A dispute can arise between:
- a member and another member
- a member and the co-operative.
A grievance procedure for resolving disputes must be included in the co-operative rules. The procedure must allow for natural justice to be applied.
A member may appoint any person to act on their behalf during the grievance procedure.
The Board is responsible for the conduct of employees of the co-operative. If a member has a complaint against an employee, the member must raise the issue with the Board.
Co-operatives can also try resolving disputes by involving a third party, such as the Dispute Settlement Centre of Victoria, or by seeking legal advice. To find an appropriate solicitor, contact the Law Institute of Victoria.
Application to the Magistrates' Court
A member or the co-operative can make an application to the Magistrates' Court for an order that declares or enforces:
- the rights or obligations of members of the co-operatives between themselves
- the rights or obligations of the co-operative and any member between themselves.
The Registrar or a member of the co-operative can make an application to the Supreme Court if they believe the co-operative is conducting business in a way that is:
- oppressive or unfairly prejudicial or discriminatory against a member
- contrary to the interests of all the members.

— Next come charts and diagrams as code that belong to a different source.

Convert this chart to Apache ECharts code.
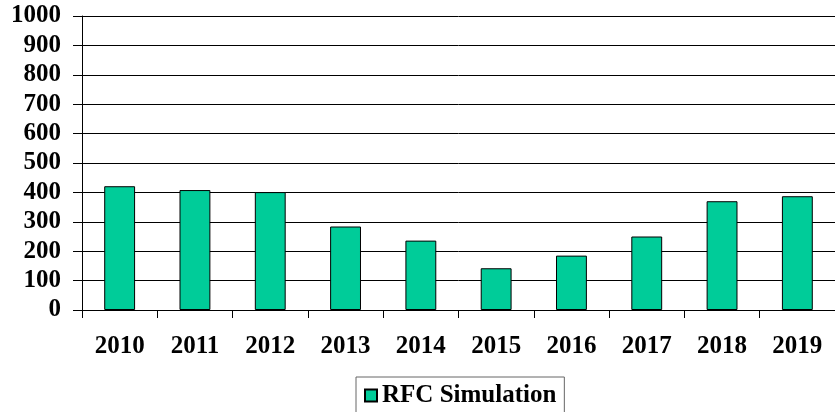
<!DOCTYPE html>
<html>
<head>
<meta charset="utf-8">
<script src="https://cdn.jsdelivr.net/npm/echarts@6/dist/echarts.min.js"></script>
<style>html,body{margin:0;padding:0;background:#fff}#c{width:835px;height:412px}</style>
</head>
<body>
<div id="c"></div>
<script>
const categories = ['2010','2011','2012','2013','2014','2015','2016','2017','2018','2019'];
const seriesName = 'RFC Simulation';
const values = [421, 408, 401, 284, 236, 142, 185, 250, 370, 387];
const yMin = 0, yMax = 1000, yStep = 100;

const font = '"Liberation Serif", "Times New Roman", serif';
const chart = echarts.init(document.getElementById('c'), null, {renderer: 'canvas'});
chart.setOption({
  animation: false,
  backgroundColor: '#fff',
  grid: {left: 82, right: 0, top: 16, bottom: 102, containLabel: false},
  legend: {
    data: [seriesName],
    left: 356, top: 377,
    padding: [6, 8, 6, 8],
    borderColor: '#666', borderWidth: 1,
    itemWidth: 12, itemHeight: 12, itemGap: 0,
    icon: 'rect',
    textStyle: {fontFamily: font, fontWeight: 'bold', fontSize: 25, color: '#000'}
  },
  xAxis: {
    type: 'category', data: categories,
    axisLine: {lineStyle: {color: '#000', width: 1}},
    axisTick: {show: true, length: 8, lineStyle: {color: '#000'}},
    axisLabel: {fontFamily: font, fontWeight: 'bold', fontSize: 25, color: '#000', margin: 24}
  },
  yAxis: {
    type: 'value', min: yMin, max: yMax, interval: yStep,
    axisLine: {show: true, lineStyle: {color: '#000', width: 1}},
    axisTick: {show: true, length: 9, lineStyle: {color: '#000'}},
    splitLine: {lineStyle: {color: '#000', width: 1}},
    axisLabel: {fontFamily: font, fontWeight: 'bold', fontSize: 25, color: '#000', margin: 21,
      formatter: v => String(v)}
  },
  series: [{
    name: seriesName, type: 'bar', data: values,
    barWidth: '41%',
    itemStyle: {color: '#00CC99', borderColor: '#000', borderWidth: 1}
  }]
});
</script>
</body>
</html>
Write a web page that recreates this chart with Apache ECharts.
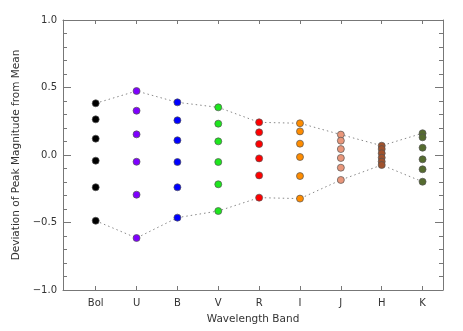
<!DOCTYPE html>
<html><head><meta charset="utf-8">
<script src="https://cdn.jsdelivr.net/npm/echarts@6/dist/echarts.min.js"></script>
<style>html,body{margin:0;padding:0;background:#fff}#c{width:463px;height:331px}</style>
</head><body><div id="c"></div>
<script>
var bands = ['Bol','U','B','V','R','I','J','H','K'];
var bandColors = ['#000000','#7f00ff','#0000ff','#1ee61e','#ff0000','#ff8c00','#e9967a','#a0522d','#556b2f'];
var valBol = [0.383, 0.264, 0.121, -0.042, -0.239, -0.487];
var valU   = [0.474, 0.328, 0.153, -0.050, -0.294, -0.615];
var valB   = [0.390, 0.257, 0.109, -0.052, -0.239, -0.464];
var valV   = [0.353, 0.232, 0.101, -0.052, -0.217, -0.415];
var valR   = [0.242, 0.168, 0.081, -0.025, -0.151, -0.316];
var valI   = [0.235, 0.175, 0.084, -0.015, -0.156, -0.323];
var valJ   = [0.151, 0.106, 0.044, -0.022, -0.094, -0.185];
var valH   = [0.069, 0.044, 0.013, -0.020, -0.049, -0.074];
var valK   = [0.161, 0.131, 0.054, -0.032, -0.106, -0.198];
var yTicks = [-1.0, -0.5, 0.0, 0.5, 1.0];
var xLabel = 'Wavelength Band';
var yLabel = 'Deviation of Peak Magnitude from Mean';

var allVals = [valBol, valU, valB, valV, valR, valI, valJ, valH, valK];
var idx = bands.map(function(_, i){ return i; });
var font = 'DejaVu Sans';
var series = allVals.map(function(vals, i){
  return {
    type: 'scatter', name: bands[i],
    data: vals.map(function(v){ return [i, v]; }),
    symbolSize: 7,
    itemStyle: { color: bandColors[i], borderColor: '#555', borderWidth: 0.7, opacity: 1 },
    z: 3
  };
});
series.unshift({
  type: 'line', data: allVals.map(function(v, i){ return [i, Math.max.apply(null, v)]; }),
  symbol: 'none', lineStyle: { color: '#888', width: 1, type: [1.5, 3] }, z: 2, silent: true
}, {
  type: 'line', data: allVals.map(function(v, i){ return [i, Math.min.apply(null, v)]; }),
  symbol: 'none', lineStyle: { color: '#888', width: 1, type: [1.5, 3] }, z: 2, silent: true
});

var axisCol = '#777';
var chart = echarts.init(document.getElementById('c'), null, { renderer: 'canvas' });
chart.setOption({
  animation: false,
  grid: { left: 63, right: 20, top: 20, bottom: 41, containLabel: false },
  xAxis: [{
    type: 'value', min: -0.8, max: 8.5, position: 'bottom',
    name: xLabel, nameLocation: 'middle', nameGap: 24,
    nameTextStyle: { fontFamily: font, fontSize: 10.5, color: '#333' },
    axisLine: { show: true, onZero: false, lineStyle: { color: axisCol, width: 1 } },
    axisTick: { show: true, inside: true, length: 4, customValues: idx, lineStyle: { color: axisCol } },
    axisLabel: { show: true, customValues: idx, margin: 8, fontFamily: font, fontSize: 10, color: '#333',
      formatter: function(v){ return bands[Math.round(v)] || ''; } },
    splitLine: { show: false }
  }, {
    type: 'value', min: -0.8, max: 8.5, position: 'top',
    axisLine: { show: true, onZero: false, lineStyle: { color: axisCol, width: 1 } },
    axisTick: { show: true, inside: true, length: 4, customValues: idx, lineStyle: { color: axisCol } },
    axisLabel: { show: false }, splitLine: { show: false }
  }],
  yAxis: [{
    type: 'value', min: -1, max: 1, interval: 0.5, position: 'left',
    name: yLabel, nameLocation: 'middle', nameGap: 35, nameRotate: 90,
    nameTextStyle: { fontFamily: font, fontSize: 10.5, color: '#333' },
    axisLine: { show: true, onZero: false, lineStyle: { color: axisCol, width: 1 } },
    axisTick: { show: true, inside: true, length: 8, lineStyle: { color: axisCol } },
    minorTick: { show: true, splitNumber: 5, length: 4, lineStyle: { color: axisCol } },
    axisLabel: { margin: 6, fontFamily: font, fontSize: 10, color: '#333',
      customValues: yTicks,
      formatter: function(v){ return (v < 0 ? '\u2212' : '') + Math.abs(v).toFixed(1); } },
    splitLine: { show: false }
  }, {
    type: 'value', min: -1, max: 1, interval: 0.5, position: 'right',
    axisLine: { show: true, onZero: false, lineStyle: { color: axisCol, width: 1 } },
    axisTick: { show: true, inside: true, length: 8, lineStyle: { color: axisCol } },
    minorTick: { show: true, splitNumber: 5, length: 4, lineStyle: { color: axisCol } },
    axisLabel: { show: false }, splitLine: { show: false }
  }],
  series: series
});
</script></body></html>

The Supreme Court may make a range of orders, including:
- making amendments to a co-operative's rules
- requiring the co-operative or a person to do a specified thing
- appointing an administrator for a co-operative
- winding up a co-operative.
The Registrar can take action on any breaches of the Co-operatives National Law; however, the Registrar does not conciliate disputes between members, or between members and a co-operative under its rules.